Please set down all the lines beneath this one exactly, without the pictures.
----
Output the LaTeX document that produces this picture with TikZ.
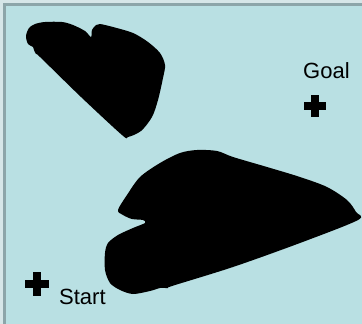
\documentclass[tikz,border=0pt]{standalone}
\usepackage{fontspec}
\setmainfont{Liberation Sans}
\usepackage{tikz}
\usetikzlibrary{positioning}
\definecolor{water}{HTML}{B9E0E3}
\definecolor{rim}{HTML}{8CA5A9}
\definecolor{rimlight}{HTML}{D6E6E8}

\begin{document}
\begin{tikzpicture}[x=1pt,y=-1pt]
\useasboundingbox (0,0) rectangle (362,324);

% 1. Nur die Koordinaten definieren
\coordinate (c0) at (0,0);
\coordinate (c1) at (362,324);
\coordinate (s) at (37,284);
\coordinate (g) at (315,106);

% 2. Stile definieren
\tikzset{
  marker label/.style={
    inner sep=0pt,
    font=\fontsize{22}{26}\selectfont
  },
  rim line/.style={
    rim,
    line width=3pt
  }
}

% 3. Hintergrund und Rand
\fill [water] (c0) rectangle (c1);
\fill [rimlight] (0,0) rectangle (362,3);
\fill [rimlight] (0,0) rectangle (3,324);
\draw [rim line] (4.5,324) -- (4.5,4.5) -- (362,4.5);

% 4. Hindernisse
\fill [black] plot [smooth cycle, tension=0.5] coordinates {
  (26,36) (29,28) (35,24) (45,22) (62,22) (73,25) (85,31) (91,37)
  (92,30) (96,25) (100,24) (113,27) (133,33) (148,42) (160,53)
  (165,65) (163,78) (158,100) (152,117) (141,131) (128,137) (122,135)
  (81,97) (40,57) (36,54) (34,50) (33,47) (28,44)};
\fill [black] plot [smooth cycle, tension=0.5] coordinates {
  (118,210) (127,195) (140,177) (160,163) (180,153) (197,150) (217,151)
  (233,157) (267,167) (300,177) (327,187) (347,200) (356,212) (358,220)
  (300,243) (233,267) (172,286) (168,288) (160,288) (150,291) (133,294)
  (120,290) (110,283) (105,270) (105,253) (108,243) (118,235) (133,228)
  (145,223) (143,220) (132,219) (123,215)};

% 5. Start und Ziel
\fill ([xshift=-12pt,yshift=-4pt]s) rectangle ([xshift=12pt,yshift=4pt]s);
\fill ([xshift=-4pt,yshift=-12pt]s) rectangle ([xshift=4pt,yshift=12pt]s);
\fill ([xshift=-11pt,yshift=-4pt]g) rectangle ([xshift=11pt,yshift=4pt]g);
\fill ([xshift=-4pt,yshift=-11pt]g) rectangle ([xshift=4pt,yshift=11pt]g);

\node [marker label, anchor=base west] (start) at (59,304) {Start};
\node [marker label, anchor=base west] (goal) at (303,78) {Goal};

\end{tikzpicture}
\end{document}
----
### ANSWER BELOW
Output the LaTeX document that produces this picture with TikZ.
\documentclass[tikz,border=0pt]{standalone}
\usepackage{fontspec}
\setmainfont{Liberation Sans}
\usepackage{tikz}
\usetikzlibrary{positioning}
\definecolor{water}{HTML}{B9E0E3}
\definecolor{rim}{HTML}{8CA5A9}
\definecolor{rimlight}{HTML}{D6E6E8}

\begin{document}
\begin{tikzpicture}[x=1pt,y=-1pt]
\useasboundingbox (0,0) rectangle (362,324);

% 1. Nur die Koordinaten definieren
\coordinate (c0) at (0,0);
\coordinate (c1) at (362,324);
\coordinate (s) at (37,284);
\coordinate (g) at (315,106);

% 2. Stile definieren
\tikzset{
  marker label/.style={
    inner sep=0pt,
    font=\fontsize{22}{26}\selectfont
  },
  rim line/.style={
    rim,
    line width=3pt
  }
}

% 3. Hintergrund und Rand
\fill [water] (c0) rectangle (c1);
\fill [rimlight] (0,0) rectangle (362,3);
\fill [rimlight] (0,0) rectangle (3,324);
\draw [rim line] (4.5,324) -- (4.5,4.5) -- (362,4.5);

% 4. Hindernisse
\fill [black] plot [smooth cycle, tension=0.5] coordinates {
  (26,36) (29,28) (35,24) (45,22) (62,22) (73,25) (85,31) (91,37)
  (92,30) (96,25) (100,24) (113,27) (133,33) (148,42) (160,53)
  (165,65) (163,78) (158,100) (152,117) (141,131) (128,137) (122,135)
  (81,97) (40,57) (36,54) (34,50) (33,47) (28,44)};
\fill [black] plot [smooth cycle, tension=0.5] coordinates {
  (118,210) (127,195) (140,177) (160,163) (180,153) (197,150) (217,151)
  (233,157) (267,167) (300,177) (327,187) (347,200) (356,212) (358,220)
  (300,243) (233,267) (172,286) (168,288) (160,288) (150,291) (133,294)
  (120,290) (110,283) (105,270) (105,253) (108,243) (118,235) (133,228)
  (145,223) (143,220) (132,219) (123,215)};

% 5. Start und Ziel
\fill ([xshift=-12pt,yshift=-4pt]s) rectangle ([xshift=12pt,yshift=4pt]s);
\fill ([xshift=-4pt,yshift=-12pt]s) rectangle ([xshift=4pt,yshift=12pt]s);
\fill ([xshift=-11pt,yshift=-4pt]g) rectangle ([xshift=11pt,yshift=4pt]g);
\fill ([xshift=-4pt,yshift=-11pt]g) rectangle ([xshift=4pt,yshift=11pt]g);

\node [marker label, anchor=base west] (start) at (59,304) {Start};
\node [marker label, anchor=base west] (goal) at (303,78) {Goal};

\end{tikzpicture}
\end{document}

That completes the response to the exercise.